Alright, let me break down how I got hooked on flat tracking last month after hitting a major productivity wall. Started simple – just grabbed a wrinkled notebook and a chewed-up pen from my junk drawer.

The “Why” Hit Me Hard
See, Monday mornings used to murder me. Felt like juggling chainsaws while emails blew up my phone. Coffee gone cold before I even touched real work. My brain kept hopping between Slack, sticky notes and calendar alerts – total zombie mode by noon.
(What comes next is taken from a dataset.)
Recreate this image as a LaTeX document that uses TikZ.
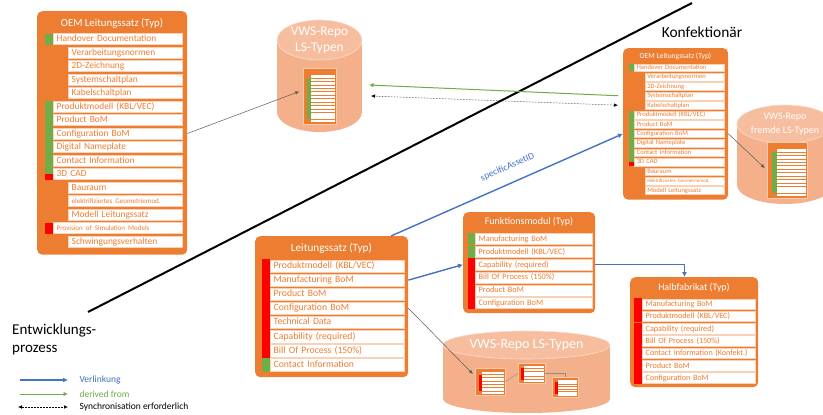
\documentclass[tikz,border=0pt]{standalone}
\usepackage{fontspec}
\setmainfont{Carlito}
\usetikzlibrary{arrows.meta, shapes.geometric}
\definecolor{accOrange}{HTML}{ED7D31}
\definecolor{accGreen}{HTML}{70AD47}
\definecolor{accBlue}{HTML}{4472C4}
\definecolor{accRed}{HTML}{FF0000}
\definecolor{repoBody}{HTML}{F4B08B}
\definecolor{repoLid}{HTML}{F6BD9E}
\newcommand{\fsz}[1]{\fontsize{#1}{\fpeval{1.2*#1}}\selectfont}
\tikzset{
	typbox/.style = {fill=accOrange, rounded corners=5pt, inner sep=0pt},
	typtitle/.style = {text=white, inner sep=0pt},
	typrow/.style = {fill=white, draw=accOrange!35, line width=0.4pt, anchor=west, text=accOrange,
		inner sep=0pt, inner xsep=3.5pt, align=left, text height=0.72em, text depth=0.22em},
	thumbbox/.style = {fill=accOrange, draw=accOrange!40!white, line width=0.3pt, inner sep=0pt},
	repolid/.style = {ellipse, fill=repoLid, draw=white!50!repoLid, line width=0.6pt, inner sep=0pt, text=white, align=center},
	thumblink/.style = {draw=black!45, line width=0.4pt},
	verlinkung/.style = {draw=accBlue, line width=1.4pt, -{Latex[length=5pt, width=5pt]}},
	derived/.style = {draw=accGreen, line width=1pt, -{Latex[length=4.5pt, width=4.5pt]}},
	sync/.style = {draw=black, line width=0.5pt, densely dotted, {Latex[length=4pt, width=3.5pt]}-{Latex[length=4pt, width=3.5pt]}},
	pointer/.style = {draw=black!65, line width=0.5pt, -{Latex[length=4pt, width=3.5pt]}},
	divider/.style = {draw=black, line width=2pt},
}
% rows of the OEM type: indent/text
\newcommand{\oemrows}{0/Handover Documentation, 1/Verarbeitungsnormen, 1/2D-Zeichnung, 1/Systemschaltplan,
	1/Kabelschaltplan, 0/{Produktmodell (KBL/VEC)}, 0/Product BoM, 0/Configuration BoM, 0/Digital Nameplate,
	0/Contact Information, 0/3D CAD, 1/Bauraum, 1/{\fsz{7}elektrifiziertes Geometriemod.}, 1/Modell Leitungssatz,
	0/{\fsz{7}Provision of Simulation Models}, 1/Schwingungsverhalten}
% OEM box: name, number of rows
\newcommand{\oembox}[2]{%
	\pgfmathsetmacro{\oemh}{28+13.5*(#2-1)+13}
	\node[typbox, minimum width=150, minimum height=\oemh, anchor=north west] (#1) at (0,0) {};
	\node[typtitle, font=\fsz{10.8}] (#1-t) at (75,12) {OEM Leitungssatz (Typ)};
	\fill[accGreen] (8,28-5.5) rectangle (16,28+5.5);
	\fill[accGreen] (8,28+13.5*5-6) rectangle (16,28+13.5*10);
	\fill[accRed] (8,28+13.5*10) rectangle (16,28+13.5*10+5.5);
	\ifnum#2>14 \fill[accRed] (8,28+13.5*14-5.5) rectangle (16,28+13.5*14+5.5); \fi
	\foreach \ind/\txt [count=\i from 0] in \oemrows {
		\ifnum\i<#2
			\pgfmathsetmacro{\rx}{\ind==1 ? 31 : 16}
			\pgfmathsetmacro{\rw}{145-\rx-7}
			\node[typrow, minimum height=11, text width=\rw pt] (#1-r\i) at (\rx,28+13.5*\i) {\txt};
		\fi
	}
}
% rows of a type box: name, first y, step, height, marker x, row x, row end, list marker/text
\newcommand{\typrows}[8]{%
	\foreach \mk/\txt [count=\i from 0] in {#8} {
		\pgfmathsetmacro{\ry}{#2+#3*\i}
		\pgfmathsetmacro{\rw}{#7-#6-7}
		\fill[\mk] (#5,\ry-#4/2-0.8) rectangle (#6,\ry+#4/2+0.8);
		\node[typrow, minimum height=#4, text width=\rw pt] (#1-r\i) at (#6,\ry) {\txt};
	}
}
% repository: name, x, lid y, x radius, y radius, bottom y, text
\newcommand{\repo}[7]{%
	\fill[repoBody] (#2-#4,#3) rectangle (#2+#4,#6);
	\fill[repoBody] (#2,#6) ellipse [x radius=#4, y radius=#5];
	\node[repolid, minimum width=2*#4, minimum height=2*#5] (#1) at (#2,#3) {#7};
}
% small type inside a repository: name, x, y, width, height, rows, marker colour
\newcommand{\lsthumb}[7]{%
	\node[thumbbox, minimum width=#4, minimum height=#5, anchor=north west] (#1) at (#2,#3) {};
	\pgfmathsetmacro{\tstep}{0.86*#5/#6}
	\foreach \k in {1,...,#6} {
		\pgfmathsetmacro{\ty}{#3+0.12*#5+\tstep*(\k-0.5)}
		\fill[white] (#2+0.24*#4,\ty-0.36*\tstep) rectangle (#2+#4-1.2,\ty+0.36*\tstep);
	}
	\fill[#7] (#2+0.12*#4,#3+0.12*#5+\tstep) rectangle (#2+0.24*#4,#3+#5-0.02*#5-\tstep);
}

\begin{document}
\begin{tikzpicture}[x=1pt, y=-1pt]
	\clip (0,0) rectangle (823,415);
	\fill[white] (0,0) rectangle (823,415);
	% ====== Divider ========
	\coordinate (div-s) at (88,312);
	\coordinate (div-e) at (692,3);
	\draw[divider] (div-s) -- (div-e);
	\node[font=\fsz{15.4}] (konf) at (702,32) {Konfektionär};
	\node[anchor=north west, align=left, inner sep=0pt, font=\fontsize{15}{18}\selectfont] (entw) at (12,324) {Entwicklungs-\\prozess};

	% ====== OEM types ========
	\begin{scope}[shift={(37,11)}, font=\fsz{9.4}]
		\oembox{oemL}{16}
	\end{scope}
	\begin{scope}[shift={(623,48)}, scale=0.7, transform shape, font=\fsz{9.4}]
		\oembox{oemR}{14}
	\end{scope}

	% ====== Leitungssatz ========
	\node[typbox, minimum width=153, minimum height=141, anchor=north west] (ls) at (255,236) {};
	\node[typtitle, font=\fsz{11.2}] (ls-t) at (331.5,248) {Leitungssatz (Typ)};
	\begin{scope}[font=\fsz{9.7}]
		\typrows{ls}{266}{14.1}{12.5}{262}{270}{404}{accRed/{Produktmodell (KBL/VEC)}, accRed/Manufacturing BoM,
			accRed/Product BoM, accRed/Configuration BoM, accRed/Technical Data, accRed/Capability (required),
			accRed/Bill Of Process (150\%), accGreen/Contact Information}
	\end{scope}

	% ====== Funktionsmodul ========
	\node[typbox, minimum width=132, minimum height=101, anchor=north west] (fm) at (463,212) {};
	\node[typtitle, font=\fsz{10}] (fm-t) at (529,222) {Funktionsmodul (Typ)};
	\begin{scope}[font=\fsz{8.3}]
		\typrows{fm}{239}{12.8}{11}{468}{475}{592}{accGreen/Manufacturing BoM, accGreen/{Produktmodell (KBL/VEC)},
			accRed/Capability (required), accRed/Bill Of Process (150\%), accRed/Product BoM, accRed/Configuration BoM}
	\end{scope}

	% ====== Halbfabrikat ========
	\node[typbox, minimum width=128, minimum height=110, anchor=north west] (hf) at (630,277) {};
	\node[typtitle, font=\fsz{9.9}] (hf-t) at (694,288) {Halbfabrikat (Typ)};
	\begin{scope}[font=\fsz{8.1}]
		\typrows{hf}{304}{12.3}{10.5}{634}{642}{755}{accRed/Manufacturing BoM, accRed/{Produktmodell (KBL/VEC)},
			accRed/Capability (required), accRed/Bill Of Process (150\%), accRed/Contact Information (Konfekt.),
			accRed/Product BoM, accRed/Configuration BoM}
	\end{scope}

	% ====== Repositories ========
	\begin{scope}[font=\fontsize{13.4}{16}\selectfont]
		\repo{repoA}{319.5}{40}{42.5}{20}{112}{VWS-Repo\\LS-Typen}
	\end{scope}
	\begin{scope}[font=\fontsize{10}{14.5}\selectfont]
		\repo{repoB}{785}{124}{48}{19}{185}{VWS-Repo\\fremde LS-Typen}
	\end{scope}
	\begin{scope}[font=\fsz{14}]
		\repo{repoC}{526.5}{345}{83.5}{14}{399}{VWS-Repo LS-Typen}
	\end{scope}
	\lsthumb{thA}{303}{68}{33}{56}{14}{accGreen}
	\lsthumb{thB}{767}{142}{40}{56}{14}{accGreen}
	\lsthumb{thC1}{475}{368}{30}{27}{7}{accRed}
	\lsthumb{thC2}{518}{363}{27}{20}{6}{accRed}
	\lsthumb{thC3}{552}{377}{26}{20}{7}{accRed}
	\draw[thumblink] (thC1.east) -- (thC2.west);
	\draw[thumblink] (thC2.east) -| (thC3.north);

	% ====== Links ========
	\coordinate (repoA-g) at (369,85);
	\coordinate (repoA-s) at (371,96);
	\draw[pointer, shorten >=4pt] (oemL.east |- oemL-r7) -- (thA.160);
	\draw[derived, shorten <=5pt] (oemR.west |- oemR-r3) -- (repoA-g);
	\draw[sync, shorten >=5pt] (repoA-s) -- (oemR.west |- oemR-r4);
	\draw[pointer, shorten >=3pt] (oemR.east |- oemR-r7) -- (thB.west);
	\draw[verlinkung] (ls.50) -- (oemR.west |- oemR-r7)
		node[sloped, above=8pt, pos=0.53, text=accBlue, font=\fsz{9.5}] (said) {specificAssetID};
	\draw[verlinkung] (ls.east |- ls-r1) -- (fm.west |- fm-r2);
	\draw[verlinkung] (fm.east |- fm-r2) -| (hf.100);
	\draw[pointer, shorten >=3pt] (ls.east |- ls-r3) -- (thC1.160);

	% ====== Legend ========
	\node[anchor=west, text=accBlue, font=\fsz{9.5}] (leg-b) at (76,380) {Verlinkung};
	\node[anchor=west, text=accGreen, font=\fsz{9.5}] (leg-g) at (76,394) {derived from};
	\node[anchor=west, font=\fsz{9.5}] (leg-s) at (76,407) {Synchronisation erforderlich};
	\coordinate (leg-b0) at (20,380);
	\coordinate (leg-g0) at (20,394);
	\coordinate (leg-s0) at (18,407);
	\draw[verlinkung] (leg-b0) -- ([xshift=-8pt]leg-b.west);
	\draw[derived] (leg-g0) -- ([xshift=-8pt]leg-g.west);
	\draw[sync] (leg-s0) -- ([xshift=-8pt]leg-s.west);
\end{tikzpicture}
\end{document}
Fed up, I scribbled EVERYTHING swirling in my head onto one messy page:
- Client call at 10AM
- Fix Jenny’s invoice glitch
- Water plants
- Brainstorm podcast episode
- Reply to supplier pricing email
Didn’t sort or color-code. Just dumped it raw.
My Clunky First Attempt
Grabbed a kitchen timer – set it for 25 minutes staring at that ugly list. Crossed off “water plants” immediately (took 3 minutes, felt stupid even writing it). Then spotted “invoice glitch” near “supplier email”. Realized both needed accounting login. BAM – killed two tasks back-to-back in one system.
Changed “brainstorm podcast” to “spit 3 trash ideas into voice memos”. Recorded while walking to lunch. Felt like cheating.

Shocking What Happened After
By Thursday? Wild stuff:
- Client fire drill popped up – glanced at the list. Pushed “reply to pricing email” to Friday instantly. No guilt.
- Caught myself adding “check Twitter trends” six times daily. Slashed it to one 4PM slot.
- Found three “urgent” items that magically solved themselves when ignored.
Used leftover energy to finally deep-clean my coffee maker. Achievement unlocked.
Now I keep that ratty notebook wide open all day. Cross out tasks like a caveman drawing kills on a wall. Boss asked why I suddenly ship projects faster – showed him coffee-stained pages. Dude looked confused but sent me a thumbs-up emoji.
Point is? Didn’t need fancy apps or bullet journal artistry. Just pen, paper, and permission to be brutally simple.